Thank you, Mr. Chair, Mr. Ray, Ms. Phillips and Ms. Virag.
Since this Board first adopted Auditing Standard No. 2 in March of 2004, much energy, ink and angst has been spent debating how auditors should go about the internal control audit, how invasive it should be, and how much it should cost. In my mind, this debate has often focused on the trees (should the auditor provide one or two opinions? should the auditor look at major classes of transactions and significant processes? should auditors and company managers test the same controls, in the same way and with the same frequency?), losing sight of the forest.

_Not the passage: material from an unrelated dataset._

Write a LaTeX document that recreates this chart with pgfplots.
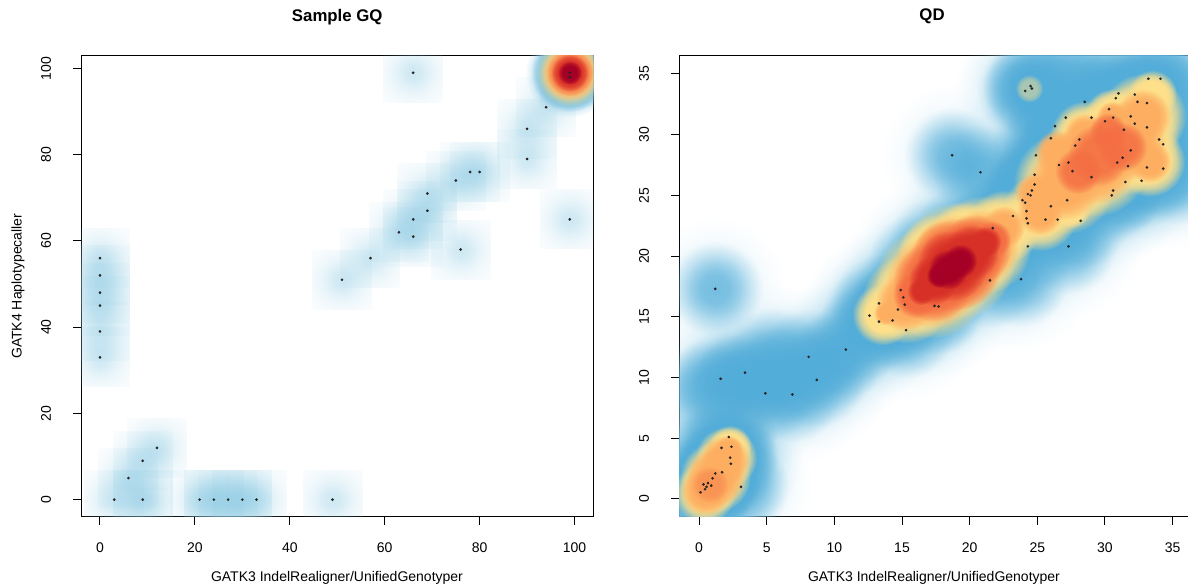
\documentclass[border=0pt]{standalone}
\usepackage{fontspec}
\setmainfont{Liberation Sans}
\usepackage{pgfplots}
\usepackage{pgfplotstable}
\pgfplotsset{compat=1.18}
\usetikzlibrary{fadings}

\pgfdeclareradialshading{softshade}{\pgfpointorigin}{color(0bp)=(white); color(10bp)=(white!85!black); color(20bp)=(white!55!black); color(30bp)=(white!28!black); color(40bp)=(white!10!black); color(50bp)=(black)}
\pgfdeclarefading{softfade}{\pgfuseshading{softshade}}
\pgfdeclareradialshading{medshade}{\pgfpointorigin}{color(0bp)=(white); color(15bp)=(white!92!black); color(25bp)=(white!68!black); color(35bp)=(white!36!black); color(45bp)=(white!10!black); color(50bp)=(black)}
\pgfdeclarefading{medfade}{\pgfuseshading{medshade}}
\pgfdeclareradialshading{platshade}{\pgfpointorigin}{color(0bp)=(white); color(28bp)=(white); color(38bp)=(white!70!black); color(45bp)=(white!30!black); color(50bp)=(black)}
\pgfdeclarefading{platfade}{\pgfuseshading{platshade}}
\pgfdeclareradialshading{sqshade}{\pgfpointorigin}{color(0bp)=(white); color(9bp)=(white!85!black); color(18bp)=(white!58!black); color(27bp)=(white!36!black); color(35bp)=(white!22!black); color(50bp)=(white!8!black)}
\pgfdeclarefading{sqfade}{\pgfuseshading{sqshade}}

\pgfdeclareplotmark{sblob}{\pgfscope\pgfpathcircle{\pgfpointorigin}{\pgfplotmarksize}\pgfsetfadingforcurrentpath{softfade}{\pgftransformscale{0.5}}\pgfusepath{fill}\endpgfscope}
\pgfdeclareplotmark{mblob}{\pgfscope\pgfpathcircle{\pgfpointorigin}{\pgfplotmarksize}\pgfsetfadingforcurrentpath{medfade}{\pgftransformscale{0.5}}\pgfusepath{fill}\endpgfscope}
\pgfdeclareplotmark{pblob}{\pgfscope\pgfpathcircle{\pgfpointorigin}{\pgfplotmarksize}\pgfsetfadingforcurrentpath{platfade}{\pgftransformscale{0.5}}\pgfusepath{fill}\endpgfscope}
\pgfdeclareplotmark{qblob}{\pgfscope\pgfpathrectangle{\pgfpoint{-\pgfplotmarksize}{-\pgfplotmarksize}}{\pgfpoint{2\pgfplotmarksize}{2\pgfplotmarksize}}\pgfsetfadingforcurrentpath{sqfade}{\pgftransformscale{0.71}}\pgfusepath{fill}\endpgfscope}

\definecolor{cpale}{HTML}{9DD3EA}
\definecolor{csq}{HTML}{8FCBE3}
\definecolor{cltb}{HTML}{9BD0E6}
\definecolor{cblue}{HTML}{52ADD9}
\definecolor{cyel}{HTML}{FEE08B}
\definecolor{corl}{HTML}{FDAE61}
\definecolor{cor}{HTML}{F46D43}
\definecolor{cred}{HTML}{D73027}
\definecolor{cdred}{HTML}{A50026}

\pgfplotsset{
  rbase/.style={
    scale only axis, clip marker paths=true,
    axis line style={line width=0.5pt},
    tick align=outside, tick pos=left,
    major tick length=4pt,
    every tick/.style={black, line width=0.5pt},
    tick label style={font=\fontsize{7}{8.4}\selectfont},
    /pgf/number format/assume math mode=true,
    yticklabel style={rotate=90, anchor=south},
    xticklabel shift=5.5pt, yticklabel shift=7.5pt,
    label style={font=\fontsize{7}{8.4}\selectfont},
    title style={font=\bfseries\fontsize{8.4}{10}\selectfont, anchor=center},
    xlabel style={anchor=center},
    ylabel style={anchor=center},
  },
  blob/.style n args={3}{only marks, scatter, mark=#1,
    scatter/use mapped color={draw=none, fill=#2},
    visualization depends on={\thisrow{r}*#3 \as \msize},
    scatter/@pre marker code/.append style={/tikz/mark size=\msize}},
}

\pgfplotstableread{
x y
0 56
0 52
0 48
0 45
0 39
0 33
3 0
9 0
6 5
9 9
12 12
21 0
24 0
27 0
30 0
33 0
49 0
51 51
57 56
63 62
66 65
66 61
69 67
69 71
66 99
75 74
78 76
80 76
76 58
90 86
90 79
94 91
99 65
99 99
99 98
}\ptsL

\pgfplotstableread{
x y
24.5 34.0
24.1 33.6
24.6 33.8
33.2 34.6
34.1 34.6
31.0 33.4
32.2 33.3
30.8 33.0
32.4 32.7
33.1 32.6
28.5 32.7
30.3 32.1
31.9 31.5
27.1 31.4
29.0 31.4
30.0 31.1
30.6 31.4
32.2 30.9
26.3 30.7
33.1 30.6
31.4 30.4
26.0 29.7
28.1 29.6
34.0 29.6
27.8 29.1
34.3 29.2
31.9 28.7
24.9 28.3
31.3 28.1
30.9 27.7
27.3 27.7
26.6 27.5
31.7 27.4
33.1 27.3
34.3 27.2
27.6 27.0
24.8 26.7
29.0 26.5
24.8 25.9
31.5 26.1
32.7 26.2
24.6 25.4
24.3 25.1
24.5 25.0
30.6 25.4
30.5 25.0
23.9 24.6
24.1 24.4
26.0 24.1
27.2 24.6
24.2 23.7
23.2 23.3
24.2 23.1
25.6 23.0
26.5 23.0
28.2 22.9
24.3 22.7
21.7 22.3
24.3 20.8
27.3 20.8
21.5 18.0
23.8 18.1
18.7 28.3
20.8 26.9
12.6 15.1
13.3 16.1
13.3 14.6
14.3 14.7
14.7 15.6
15.2 16.0
15.3 13.9
14.9 17.2
15.1 16.6
17.4 15.9
17.7 15.85
10.85 12.3
8.1 11.7
8.7 9.8
3.4 10.4
1.6 9.9
4.9 8.7
6.9 8.6
1.2 17.3
2.2 5.1
1.66 4.2
2.4 4.3
2.3 3.4
2.35 2.9
1.7 2.2
1.2 2.1
1.0 1.7
3.1 1.0
0.33 1.2
0.66 1.3
0.55 1.0
0.9 1.1
0.44 0.8
0.11 0.55
}\ptsR

\pgfplotstableread{
x y
16.5 18.5
18.0 19.8
19.5 21.0
17.0 17.0
18.5 18.0
20.0 19.5
21.0 21.5
22.5 22.8
19.5 22.0
16.0 19.5
17.5 21.0
22.0 20.0
25.5 26.5
27.0 28.5
28.5 29.5
29.5 28.0
30.0 26.5
28.0 26.0
32.5 29.5
35.3 31.0
35.3 34.0
35.3 26.5
29.0 34.5
26.5 34.8
3.0 9.5
6.0 10.2
9.8 11.2
0.3 9.0
5.5 11.8
12.0 13.6
0.5 3.5
}\hidR

\begin{document}
\begin{tikzpicture}
\path[use as bounding box] (0,0) rectangle (594pt,294pt);
% ---------------- left panel ----------------
\begin{axis}[rbase, at={(40.5pt,35.65pt)}, anchor=south west,
  width=256.25pt, height=230.5pt,
  xmin=-4, xmax=104, ymin=-3.96, ymax=102.96,
  xtick={0,20,...,100}, ytick={0,20,...,100},
  title={Sample GQ}, title style={at={(axis description cs:0.5,1.0586)}},
  xlabel={GATK3 IndelRealigner/UnifiedGenotyper},
  xlabel style={at={(axis description cs:0.4995,-0.1323)}},
  ylabel={GATK4 Haplotypecaller},
  ylabel style={at={(axis description cs:-0.1229,0.5)}}]
\addplot[only marks, mark=qblob, mark size=15pt, color=csq, fill opacity=0.45] table {\ptsL};
\addplot[only marks, mark=qblob, mark size=15pt, color=csq, fill opacity=0.45] table {
x y
9 0
24 0
30 0
};
\addplot[blob={pblob}{cltb}{2.72}, fill opacity=0.8] table {
x y r
99 99 8.2
};
\addplot[blob={pblob}{cblue}{2.72}, fill opacity=0.85] table {
x y r
99 99 7.2
};
\addplot[blob={pblob}{cyel}{2.72}] table {
x y r
99 99 6.2
};
\addplot[blob={pblob}{corl}{2.72}] table {
x y r
99 99 5.2
};
\addplot[blob={pblob}{cor}{2.72}] table {
x y r
99 99 4.3
};
\addplot[blob={pblob}{cred}{2.72}] table {
x y r
99 99 3.4
};
\addplot[blob={pblob}{cdred}{2.72}] table {
x y r
99 99 2.2
};
\addplot[only marks, mark=*, mark size=0.45pt, color=black!85] table {\ptsL};
\end{axis}
% ---------------- right panel ----------------
\begin{axis}[rbase, at={(339.5pt,35.65pt)}, anchor=south west,
  width=270.5pt, height=230.5pt,
  xmin=-1.48, xmax=38.5, ymin=-1.46, ymax=36.5,
  xtick={0,5,...,35}, ytick={0,5,...,35},
  title={QD}, title style={at={(axis description cs:0.4677,1.0586)}},
  xlabel={GATK3 IndelRealigner/UnifiedGenotyper},
  xlabel style={at={(axis description cs:0.4713,-0.1323)}}]
\addplot[only marks, mark=sblob, mark size=36pt, color=cpale, fill opacity=0.5] table {\ptsR};
\addplot[only marks, mark=sblob, mark size=36pt, color=cpale, fill opacity=0.5] table {\hidR};
\addplot[only marks, mark=mblob, mark size=24pt, color=cblue, fill opacity=0.72] table {\ptsR};
\addplot[only marks, mark=mblob, mark size=24pt, color=cblue, fill opacity=0.72] table {\hidR};
% yellow
\addplot[blob={pblob}{cyel}{7.7}] table {
x y r
0.4 0.5 2.0
1.2 1.8 2.3
2.0 3.4 2.0
2.3 4.3 1.4
13.6 15.2 2.0
15.4 16.5 2.9
17.2 17.9 3.7
19.0 19.6 3.8
20.9 20.9 3.2
17.6 20.2 2.6
19.6 21.6 2.3
22.5 22.4 2.4
25.2 23.6 2.5
27.0 26.0 3.3
29.2 27.8 3.6
31.5 29.5 3.5
32.8 31.5 2.8
33.5 33.3 1.6
33.3 27.8 2.3
28.5 30.0 2.2
30.5 31.5 1.8
27.5 23.8 1.2
};
\addplot[blob={pblob}{cyel}{7.7}, fill opacity=0.5] table {
x y r
24.4 33.8 0.9
};
% light orange
\addplot[blob={pblob}{corl}{7.7}] table {
x y r
0.5 0.7 1.6
1.2 1.8 1.9
1.9 3.2 1.6
2.2 4.1 0.9
13.8 15.3 0.8
15.2 16.2 1.9
17.2 17.9 3.0
19.0 19.5 3.1
20.9 20.8 2.4
18.0 20.6 1.8
22.5 22.4 1.4
25.2 23.6 1.5
24.8 25.2 1.3
27.0 26.0 2.4
26.5 28.5 1.5
29.2 27.8 2.8
31.5 29.5 2.6
32.8 31.5 1.8
33.3 27.8 1.4
28.5 30.0 1.4
30.5 31.5 1.0
};
% orange-red
\addplot[blob={pblob}{cor}{7.7}] table {
x y r
16.0 16.8 1.5
17.3 17.9 2.6
18.9 19.3 3.0
20.4 20.5 2.3
21.7 21.4 1.2
18.0 20.3 1.4
};
\addplot[blob={pblob}{cor}{7.7}, fill opacity=0.85] table {
x y r
29.5 28.3 2.0
31.3 29.0 1.6
28.0 27.0 1.5
30.2 30.3 1.2
};
\addplot[blob={pblob}{cor}{7.7}, fill opacity=0.4] table {
x y r
0.8 1.2 1.2
};
% red
\addplot[blob={pblob}{cred}{7.7}] table {
x y r
16.4 17.1 0.9
17.3 18.0 1.6
18.7 19.2 2.3
20.1 20.3 1.8
21.2 21.2 1.0
};
\addplot[blob={pblob}{cdred}{7.7}] table {
x y r
17.7 18.4 0.8
18.4 18.9 1.3
19.3 19.6 1.1
};
\addplot[only marks, mark=*, mark size=0.45pt, color=black!85] table {\ptsR};
\end{axis}
\end{tikzpicture}
\end{document}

I support the auditing standard before us today. I support it because it requires auditors to perform a full and meaningful audit of a company's internal controls over financial reporting, and to report the results of that work to the company's owners and prospective owners. The standard lays out clear objectives that auditors must meet and for which they will be held accountable. Most importantly, I believe that these objectives rationally relate to the purpose of the internal control audit – that is, to provide investors with the independent auditor's reasoned and reasonable judgment as to whether a company's controls are structured so that financial reporting is likely to be materially accurate. Secondarily but certainly not incidentally, auditors should be able to meet the objectives of this standard in a way that does not require the expenditure of unnecessary resources. This, gentle listeners, is the forest. Might an auditing standard be written that creates a similar forest, but with a different set of trees than the one before us today? Most certainly. But, in my humble opinion, AS5 represents this Board's best collective balancing of the competing interests that have been voiced during what all who have participated in it must certainly agree has been a full and open opportunity for comment. With our action today, I look forward to joining with my colleagues on the Board and staff to move on to address other critical issues in the area of standards-setting.